GAL-MAD: Towards Explainable Anomaly Detection in Microservice Applications Using Graph Attention Networks

The transition to microservices has revolutionized software architectures, offering enhanced scalability and modularity. However, the distributed and dynamic nature of microservices introduces complexities in ensuring system reliability, making anomaly detection crucial for maintaining performance and functionality. Anomalies stemming from network and performance issues must be swiftly identified and addressed. Existing anomaly detection techniques often rely on statistical models or machine learning methods that struggle with the high-dimensional, interdependent data inherent in microservice applications. Current techniques and available datasets predominantly focus on system traces and logs, limiting their ability to support advanced detection models. This paper addresses these gaps by introducing the RS-Anomic dataset generated using the open-source RobotShop microservice application. The dataset captures multivariate performance metrics and response times under normal and anomalous conditions, encompassing ten types of anomalies. We propose a novel anomaly detection model called Graph Attention and LSTM-based Microservice Anomaly Detection (GAL-MAD), leveraging Graph Attention and Long Short-Term Memory architectures to capture spatial and temporal dependencies in microservices. We utilize SHAP values to localize anomalous services and identify root causes to enhance explainability. Experimental results demonstrate that GAL-MAD outperforms state-of-the-art models on the RS-Anomic dataset, achieving higher accuracy and recall across varying anomaly rates. The explanations provide actionable insights into service anomalies, which benefits system administrators.
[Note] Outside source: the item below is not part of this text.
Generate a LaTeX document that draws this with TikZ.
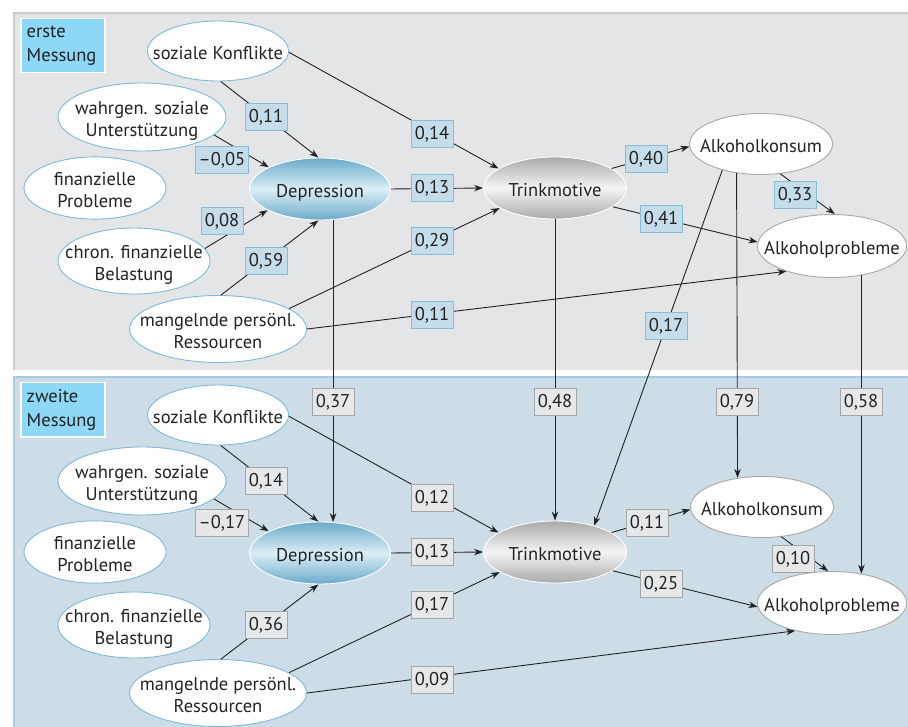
\documentclass[tikz,border=0pt]{standalone}
\usepackage{fontspec}
\setmainfont{PT Sans}
\usetikzlibrary{shapes.geometric,arrows.meta}

\definecolor{panelgray}{HTML}{E4E5E7}
\definecolor{panelline}{HTML}{C9CACC}
\definecolor{panelblue}{HTML}{CCDDE8}
\definecolor{blueline}{HTML}{A6CBE0}
\definecolor{tagcyan}{HTML}{8DD7F7}
\definecolor{varline}{HTML}{7DBAD8}
\definecolor{outline}{HTML}{A8A8A8}
\definecolor{coefafill}{HTML}{C5DCEA}
\definecolor{coefaline}{HTML}{86BDD8}
\definecolor{coefbfill}{HTML}{E6E7E8}
\definecolor{coefbline}{HTML}{A5A5A5}
\definecolor{depdark}{HTML}{6AAACA}
\definecolor{deplight}{HTML}{DCEEF5}
\definecolor{tmdark}{HTML}{A9A9A9}
\definecolor{tmlight}{HTML}{F5F5F5}
\definecolor{ink}{HTML}{222222}

% Text ohne Breite, damit die Ellipse nur von minimum width/height abhaengt
\newcommand\ovtext[1]{\raisebox{-4.5pt}[\height][\depth]{\makebox[0pt]{\begin{tabular}{@{}c@{}}#1\end{tabular}}}}

\begin{document}
\begin{tikzpicture}[
    x=1pt, y=-1pt,
    >={Stealth[length=9pt,width=6.5pt]},
    every node/.style={font=\fontsize{18.5}{22}\selectfont, text=ink},
    var/.style={ellipse, draw=varline, fill=white, line width=0.9pt, inner sep=0pt},
    outvar/.style={var, draw=outline},
    depvar/.style={ellipse, draw=white, line width=0.9pt, inner sep=0pt,
      top color=depdark, bottom color=depdark, middle color=deplight},
    motvar/.style={ellipse, draw=white, line width=0.9pt, inner sep=0pt,
      top color=tmdark, bottom color=tmdark, middle color=tmlight},
    coefa/.style={draw=coefaline, fill=coefafill, line width=0.9pt, inner xsep=3.5pt,
      inner ysep=0pt, minimum height=27, minimum width=42},
    coefb/.style={coefa, draw=coefbline, fill=coefbfill},
    tagbox/.style={fill=tagcyan, draw=white, line width=1.5pt, anchor=north west,
      font=\fontsize{18.5}{24}\selectfont,
      minimum height=54, text width=72, inner xsep=6pt, align=left},
    path/.style={->, line width=0.9pt, ink}
  ]
  \useasboundingbox (0,0) rectangle (908,727);

  % --- 1. Hintergrund der beiden Messungen ---
  \fill[panelgray] (14,13) rectangle (908,370);
  \draw[panelline, line width=1.5pt] (908,13) -- (14,13) -- (14,370);
  \fill[panelblue] (14,377) rectangle (908,727);
  \draw[blueline, line width=1.5pt] (908,377) -- (14,377) -- (14,727);

  \node[tagbox] (tag1) at (20,18) {erste\\Messung};
  \node[tagbox] (tag2) at (20,382) {zweite\\Messung};

  % --- 2. Variablen, erste Messung ---
  \node[var, minimum width=141, minimum height=60] (sk1) at (218,51) {\ovtext{soziale Konflikte}};
  \node[var, minimum width=168, minimum height=68] (ws1) at (142,117) {\ovtext{wahrgen. soziale\\Unterstützung}};
  \node[var, minimum width=142, minimum height=61] (fp1) at (95,188) {\ovtext{finanzielle\\Probleme}};
  \node[var, minimum width=152, minimum height=66] (cf1) at (134,261) {\ovtext{chron. finanzielle\\Belastung}};
  \node[var, minimum width=177, minimum height=67] (mp1) at (218,329) {\ovtext{mangelnde persönl.\\Ressourcen}};
  \node[depvar, minimum width=141, minimum height=62] (dep1) at (320,189) {\ovtext{Depression}};
  \node[motvar, minimum width=143, minimum height=62] (tm1) at (555,188) {\ovtext{Trinkmotive}};
  \node[outvar, minimum width=143, minimum height=61] (ak1) at (761,144) {\ovtext{Alkoholkonsum}};
  \node[outvar, minimum width=149, minimum height=63] (ap1) at (832,246) {\ovtext{Alkoholprobleme}};

  % --- 3. Variablen, zweite Messung ---
  \node[var, minimum width=141, minimum height=60] (sk2) at (218,415) {\ovtext{soziale Konflikte}};
  \node[var, minimum width=168, minimum height=68] (ws2) at (142,481) {\ovtext{wahrgen. soziale\\Unterstützung}};
  \node[var, minimum width=142, minimum height=61] (fp2) at (95,552) {\ovtext{finanzielle\\Probleme}};
  \node[var, minimum width=152, minimum height=66] (cf2) at (134,625) {\ovtext{chron. finanzielle\\Belastung}};
  \node[var, minimum width=177, minimum height=67] (mp2) at (218,693) {\ovtext{mangelnde persönl.\\Ressourcen}};
  \node[depvar, minimum width=141, minimum height=62] (dep2) at (320,553) {\ovtext{Depression}};
  \node[motvar, minimum width=143, minimum height=62] (tm2) at (555,552) {\ovtext{Trinkmotive}};
  \node[outvar, minimum width=143, minimum height=61] (ak2) at (762,507) {\ovtext{Alkoholkonsum}};
  \node[outvar, minimum width=149, minimum height=63] (ap2) at (832,603) {\ovtext{Alkoholprobleme}};

  % --- 4. Pfade, erste Messung ---
  \draw[path] (sk1.275) -- (dep1.93);
  \draw[path] (ws1.346) -- (dep1.157);
  \draw[path] (cf1.10) -- (dep1.202);
  \draw[path] (mp1.85) -- (dep1.267);
  \draw[path] (sk1.359) -- (tm1.161);
  \draw[path] (dep1.east) -- (tm1.west);
  \draw[path] (mp1.16) -- (tm1.200);
  \draw[path] (mp1.east) -- (ap1.209);
  \draw[path] (tm1.19) -- (ak1.182);
  \draw[path] (tm1.342) -- (ap1.177);
  \draw[path] (ak1.303) -- (ap1.85);

  % --- 5. Pfade zwischen den Messungen ---
  \draw[path] (ak1.214) -- (tm2.34);
  \draw[path] (dep1.293) -- (dep2.67);
  \draw[path] (tm1.south) -- (tm2.north);
  \draw[path] (ak1.230) -- (ak2.130);
  \draw[path] (ap1.315) -- (ap2.45);

  % --- 6. Pfade, zweite Messung ---
  \draw[path] (sk2.275) -- (dep2.93);
  \draw[path] (ws2.346) -- (dep2.157);
  \draw[path] (mp2.85) -- (dep2.267);
  \draw[path] (sk2.359) -- (tm2.161);
  \draw[path] (dep2.east) -- (tm2.west);
  \draw[path] (mp2.16) -- (tm2.200);
  \draw[path] (mp2.east) -- (ap2.217);
  \draw[path] (tm2.19) -- (ak2.182);
  \draw[path] (tm2.342) -- (ap2.183);
  \draw[path] (ak2.303) -- (ap2.97);

  % --- 7. Koeffizienten ---
  \node[coefa] (a1) at (266,117) {0,11};
  \node[coefa] (a2) at (222,160) {–0,05};
  \node[coefa] (a3) at (222,221) {0,08};
  \node[coefa] (a4) at (266,261) {0,59};
  \node[coefa] (a5) at (432,134) {0,14};
  \node[coefa] (a6) at (432,188) {0,13};
  \node[coefa] (a7) at (432,241) {0,29};
  \node[coefa] (a8) at (432,315) {0,11};
  \node[coefa] (a9) at (646,159) {0,40};
  \node[coefa] (a10) at (661,219) {0,41};
  \node[coefa] (a11) at (795,195) {0,33};
  \node[coefa] (a12) at (666,326) {0,17};

  \node[coefb] (x1) at (333,402) {0,37};
  \node[coefb] (x2) at (555,402) {0,48};
  \node[coefb] (x3) at (737,402) {0,79};
  \node[coefb] (x4) at (861,402) {0,58};

  \node[coefb] (b1) at (266,481) {0,14};
  \node[coefb] (b2) at (222,523) {–0,17};
  \node[coefb] (b3) at (266,625) {0,36};
  \node[coefb] (b4) at (432,498) {0,12};
  \node[coefb] (b5) at (432,552) {0,13};
  \node[coefb] (b6) at (432,605) {0,17};
  \node[coefb] (b7) at (432,680) {0,09};
  \node[coefb] (b8) at (647,523) {0,11};
  \node[coefb] (b9) at (661,584) {0,25};
  \node[coefb] (b10) at (793,559) {0,10};

\end{tikzpicture}
\end{document}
翻译：向微服务的转型已经彻底改变了软件架构，提供了更强的可扩展性和模块化。然而，微服务的分布式与动态特性给确保系统可靠性带来了复杂性，使得异常检测对于维持性能与功能至关重要。由网络和性能问题引发的异常必须被迅速识别与处理。现有的异常检测技术通常依赖于统计模型或机器学习方法，这些方法难以处理微服务应用中固有的高维且相互依赖的数据。当前的技术与可用数据集主要关注系统追踪和日志，限制了其支持高级检测模型的能力。本文通过引入使用开源RobotShop微服务应用生成的RS-Anomic数据集来应对这些不足。该数据集捕获了正常与异常条件下的多元性能指标和响应时间，涵盖了十种异常类型。我们提出了一种名为基于图注意力与长短期记忆的微服务异常检测（GAL-MAD）的新型异常检测模型，利用图注意力与长短期记忆架构来捕捉微服务中的空间与时间依赖关系。我们利用SHAP值来定位异常服务并识别根本原因，以增强可解释性。实验结果表明，在RS-Anomic数据集上，GAL-MAD优于现有最先进的模型，在不同异常率下均实现了更高的准确率与召回率。其解释为服务异常提供了可操作的见解，这对系统管理员大有裨益。